Laying some ground rules for yourself will go a long way toward making sure any passion project is successful. Ideally, your passion project will be a healthy balance of achievable and artistically challenging. Once you have an idea that you care about, consider what you want to get out of the ‘project’ part of this: do you want to learn a new skill, create a product that you can sell, try a new medium, etc? Once you have those goals figured out, give yourself some rules to make sure the project is doable and won’t become overwhelming. (Can you really build a 10 foot tall paper mache model of Lin Manuel Miranda in your free time? Do you want to risk being stuck with his giant paper mache arms haunting your garage when you get bored with the project?

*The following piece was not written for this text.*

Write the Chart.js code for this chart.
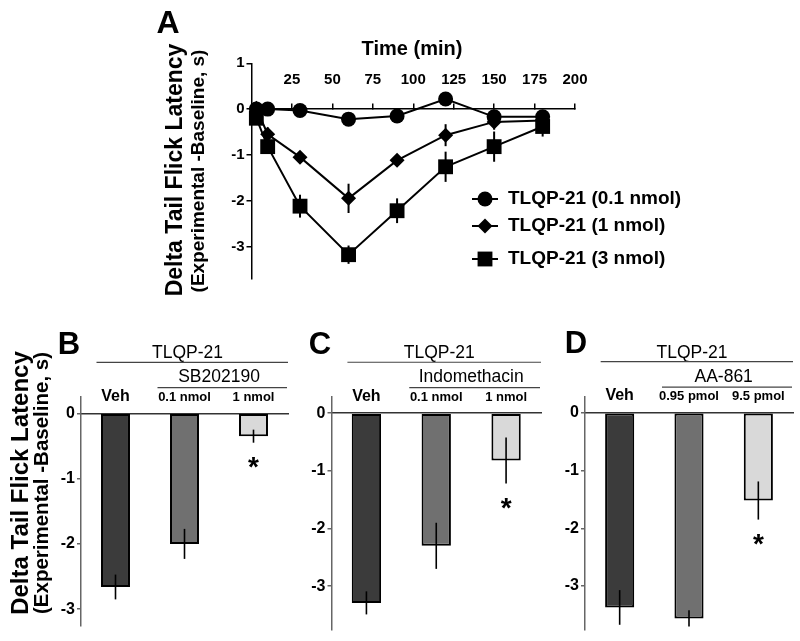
<!DOCTYPE html>
<html><head><meta charset="utf-8">
<script src="https://cdn.jsdelivr.net/npm/chart.js@4.4.1/dist/chart.umd.min.js"></script>
<style>
html,body{margin:0;padding:0;background:#fff;}
#wrap{position:relative;width:800px;height:641px;overflow:hidden;font-family:'Liberation Sans',Arial,Helvetica,sans-serif;color:#000;background:#fff;}
canvas{position:absolute;left:0;top:0;}
.t{position:absolute;white-space:nowrap;line-height:1;font-weight:bold;transform:translate(-50%,-50%);}
.r{transform:translate(-50%,-50%) rotate(-90deg);}
</style></head>
<body><div id="wrap">
<canvas id="cA" width="800" height="641"></canvas>
<canvas id="cB" width="800" height="641"></canvas>
<canvas id="cC" width="800" height="641"></canvas>
<canvas id="cD" width="800" height="641"></canvas>
<div class="t" style="left:168px;top:22px;font-size:32px">A</div>
<div class="t" style="left:412px;top:48px;font-size:20px">Time (min)</div>
<div class="t r" style="left:173.6px;top:170px;font-size:23px">Delta Tail Flick Latency</div>
<div class="t r" style="left:197.3px;top:171px;font-size:19px">(Experimental -Baseline, s)</div>
<div class="t" style="left:69px;top:342.5px;font-size:31px">B</div>
<div class="t" style="left:320px;top:342.5px;font-size:31px">C</div>
<div class="t" style="left:576px;top:342px;font-size:31px">D</div>
<div class="t r" style="left:19.5px;top:483px;font-size:24px">Delta Tail Flick Latency</div>
<div class="t r" style="left:40.9px;top:482.5px;font-size:20.5px">(Experimental -Baseline, s)</div>
</div>
<script>
// ---------- DATA ----------
const timeMin = [3, 10, 30, 60, 90, 120, 150, 180];
const seriesNames = ['TLQP-21 (0.1 nmol)', 'TLQP-21 (1 nmol)', 'TLQP-21 (3 nmol)'];
const tlqp01 = [0, 0, -0.03, -0.22, -0.15, 0.22, -0.17, -0.17];
const tlqp01Err = [0.05, 0.05, 0.05, 0.05, 0.05, 0.15, 0.08, 0.08];
const tlqp1 = [0.02, -0.55, -1.05, -1.95, -1.12, -0.57, -0.28, -0.25];
const tlqp1Err = [0.05, 0.15, 0.08, 0.32, 0.1, 0.24, 0.17, 0.1];
const tlqp3 = [-0.2, -0.82, -2.12, -3.18, -2.22, -1.26, -0.82, -0.38];
const tlqp3Err = [0.1, 0.15, 0.25, 0.2, 0.27, 0.33, 0.33, 0.22];

const groupLabel = 'TLQP-21';
const labelsB = ['Veh', '0.1 nmol', '1 nmol'];
const valuesB = [-2.66, -2.0, -0.35];
const errB = [0.19, 0.23, 0.1];
const starsB = [false, false, true];
const drugB = 'SB202190';

const labelsC = ['Veh', '0.1 nmol', '1 nmol'];
const valuesC = [-3.29, -2.30, -0.82];
const errC = [0.2, 0.4, 0.4];
const starsC = [false, false, true];
const drugC = 'Indomethacin';

const labelsD = ['Veh', '0.95 pmol', '9.5 pmol'];
const valuesD = [-3.37, -3.56, -1.52];
const errD = [0.3, 0.14, 0.33];
const starsD = [false, false, true];
const drugD = 'AA-861';

// ---------- STYLE ----------
const FONT = "'Liberation Sans', Arial, Helvetica, sans-serif";
Chart.defaults.font.family = FONT;
Chart.defaults.color = '#000';
const barColors = ['#3b3b3b', '#707070', '#d9d9d9'];

const errorBars = {
  id: 'errorBars',
  afterDatasetsDraw(chart, args, opts) {
    const ctx = chart.ctx, ys = chart.scales.y;
    chart.data.datasets.forEach((ds, i) => {
      if (!ds.errors) return;
      const meta = chart.getDatasetMeta(i);
      ctx.save();
      ctx.strokeStyle = '#000';
      ctx.lineWidth = opts.width || 1.5;
      meta.data.forEach((el, j) => {
        const raw = ds.data[j];
        const v = (typeof raw === 'object') ? raw.y : raw;
        const e = ds.errors[j];
        ctx.beginPath();
        ctx.moveTo(el.x, ys.getPixelForValue(v + e));
        ctx.lineTo(el.x, ys.getPixelForValue(v - e));
        ctx.stroke();
        if (ds.stars && ds.stars[j]) {
          ctx.fillStyle = '#000';
          ctx.font = 'bold 28px ' + FONT;
          ctx.textAlign = 'center';
          ctx.textBaseline = 'alphabetic';
          ctx.fillText('*', el.x, ys.getPixelForValue(v - e) + 18 + 15);
        }
      });
      ctx.restore();
    });
  }
};

const headers = {
  id: 'headers',
  afterDraw(chart, args, opts) {
    if (!opts || !opts.group) return;
    const xs = chart.scales.x, ys = chart.scales.y, ctx = chart.ctx;
    const c0 = xs.getPixelForValue(0), c1 = xs.getPixelForValue(1), c2 = xs.getPixelForValue(2);
    const y0 = ys.getPixelForValue(0);
    const right = chart.chartArea.right;
    ctx.save();
    ctx.fillStyle = '#000';
    ctx.strokeStyle = '#444';
    ctx.lineWidth = 1.2;
    ctx.font = '17.5px ' + FONT;
    ctx.textAlign = 'center';
    ctx.textBaseline = 'middle';
    ctx.fillText(opts.group, (c0 + c2) / 2 + 3, y0 - 60);
    ctx.beginPath(); ctx.moveTo(c0 - 19, y0 - 51); ctx.lineTo(right, y0 - 51); ctx.stroke();
    ctx.fillText(opts.drug, (c1 + c2) / 2, y0 - 36);
    ctx.beginPath(); ctx.moveTo(c1 - 27, y0 - 25.6); ctx.lineTo(right - 1, y0 - 25.6); ctx.stroke();
    ctx.restore();
  }
};

const lineLegend = {
  id: 'lineLegend',
  afterDraw(chart, args, opts) {
    const ctx = chart.ctx;
    chart.data.datasets.forEach((ds, i) => {
      const y = opts.rows[i];
      const xm = (opts.x0 + opts.x1) / 2;
      ctx.save();
      ctx.strokeStyle = '#000'; ctx.lineWidth = 2;
      ctx.beginPath(); ctx.moveTo(opts.x0, y); ctx.lineTo(opts.x1, y); ctx.stroke();
      ctx.fillStyle = '#000';
      Chart.helpers.drawPoint(ctx, {pointStyle: ds.pointStyle, radius: ds.pointRadius, rotation: 0, borderWidth: 0}, xm, y);
      ctx.font = 'bold 19px ' + FONT;
      ctx.textAlign = 'left'; ctx.textBaseline = 'middle';
      ctx.fillText(ds.label, opts.tx, y);
      ctx.restore();
    });
  }
};

function lineDs(label, vals, errs, style, r) {
  return {
    label, data: timeMin.map((t, i) => ({x: t, y: vals[i]})), errors: errs,
    borderColor: '#000', borderWidth: 2, backgroundColor: '#000',
    pointStyle: style, pointRadius: r, pointBackgroundColor: '#000', pointBorderWidth: 0,
    tension: 0, clip: false
  };
}

new Chart(document.getElementById('cA'), {
  type: 'line',
  data: {datasets: [
    lineDs(seriesNames[0], tlqp01, tlqp01Err, 'circle', 7.5),
    lineDs(seriesNames[1], tlqp1, tlqp1Err, 'rectRot', 7.5),
    lineDs(seriesNames[2], tlqp3, tlqp3Err, 'rect', 10.5)
  ]},
  options: {
    responsive: false, animation: false, events: [],
    layout: {padding: {left: 211.5, top: 63.3, right: 225, bottom: 362.5}},
    plugins: {legend: {display: false}, tooltip: {enabled: false},
      errorBars: {width: 2},
      lineLegend: {rows: [199, 226, 259], x0: 472, x1: 498, tx: 508}},
    scales: {
      x: {type: 'linear', min: 0, max: 200, position: {y: 0},
        ticks: {stepSize: 25, autoSkip: false, maxRotation: 0, padding: -32, color: '#000',
          font: {size: 15, weight: 'bold'}, callback: v => v === 0 ? '' : String(v)},
        grid: {drawOnChartArea: false, tickLength: -6, color: '#000', lineWidth: 1.5},
        border: {color: '#000', width: 1.5}},
      y: {type: 'linear', min: -3.7, max: 1, position: 'left',
        afterFit: s => { s.width = 40; },
        ticks: {stepSize: 1, includeBounds: false, padding: 2, color: '#000', font: {size: 15, weight: 'bold'}},
        grid: {drawOnChartArea: false, tickLength: 5, color: '#000', lineWidth: 1.5},
        border: {color: '#000', width: 1.5}}
    }
  },
  plugins: [errorBars, lineLegend]
});

function barChart(id, labels, vals, errs, stars, drug, ymin, ymax, pad) {
  return new Chart(document.getElementById(id), {
    type: 'bar',
    data: {labels, datasets: [{
      data: vals, errors: errs, stars,
      backgroundColor: barColors, borderColor: '#000', borderWidth: 2, borderSkipped: false,
      barPercentage: 0.42, categoryPercentage: 1
    }]},
    options: {
      responsive: false, animation: false, events: [],
      layout: {padding: pad},
      plugins: {legend: {display: false}, tooltip: {enabled: false},
        errorBars: {width: 1.6}, headers: {group: groupLabel, drug}},
      scales: {
        x: {type: 'category', position: {y: 0}, offset: true,
          ticks: {autoSkip: false, maxRotation: 0, padding: -26, color: '#000',
            font: c => c.index === 0 ? {size: 16, weight: 'bold', lineHeight: 1.15} : {size: 13, weight: 'bold', lineHeight: 1.55}},
          grid: {drawOnChartArea: false, drawTicks: false},
          border: {color: '#333', width: 1.5}},
        y: {type: 'linear', min: ymin, max: ymax, position: 'left',
          afterFit: s => { s.width = 32; },
          ticks: {stepSize: 1, includeBounds: false, padding: 2, color: '#000', font: {size: 16, weight: 'bold'}},
          grid: {drawOnChartArea: false, tickLength: 4, color: '#666', lineWidth: 1.5},
          border: {color: '#666', width: 1.5}}
      }
    },
    plugins: [errorBars, headers]
  });
}

barChart('cB', labelsB, valuesB, errB, starsB, drugB, -3.25, 0.25, {left: 49, top: 397, right: 512, bottom: 15.5});
barChart('cC', labelsC, valuesC, errC, starsC, drugC, -3.75, 0.28, {left: 299.5, top: 397.1, right: 259, bottom: 10.2});
barChart('cD', labelsD, valuesD, errD, starsD, drugD, -3.75, 0.28, {left: 553, top: 396.5, right: 7, bottom: 10.8});
</script>
</body></html>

Consider carefully.)
Part 3: The doing it
The idea for Sprout bounced around in my head for a long time before I finally got up the courage to start working on it. I was scared to commit fully to it, and scared of failing, so I procrastinated. Finally, I found several ways to motivate myself: Inktober and Kickstarter. First, I decided to start the book during Inktober, which forced me to spend a solid chunk of time getting the details ironed out beforehand. Then, once I had a good start on the project and had been sharing my progress with friends and family, I decided to Kickstart the book to set up even more accountability to finish the project in a reasonable amount of time. (I fall firmly in the ‘finished, not perfect’ camp, even when it comes to passion projects.)
I am a pretty self-motivated person, and certainly would have made this book without those outside factors, but making myself accountable to other people gives me some extra encouragement to finish Sprout according to plan. If you think you might need a kick in the butt to start or finish your project, find a way to make yourself accountable to other people: enter your work into a contest or challenge, find a supportive community online, or try crowd funding.
Part 4: Make it happen, cap’n
Listen, the most important part of any passion project is that you DO IT. Stop waiting for the ‘right time’ to start. Stop waiting for someone to give you permission. You just have to make it happen for your own peace of mind. One of the most rewarding aspects of tackling a passion project is that it lets you prove to yourself that you can make something awesome from scratch. You’ll also broaden your skill set, build grit and self confidence, and end up with a pretty cool thing to share with the world (like Lin Manuel Miranda’s giant arms). Whatever that half-formed day dream of an idea in your head is, find a way to make it happen, starting now.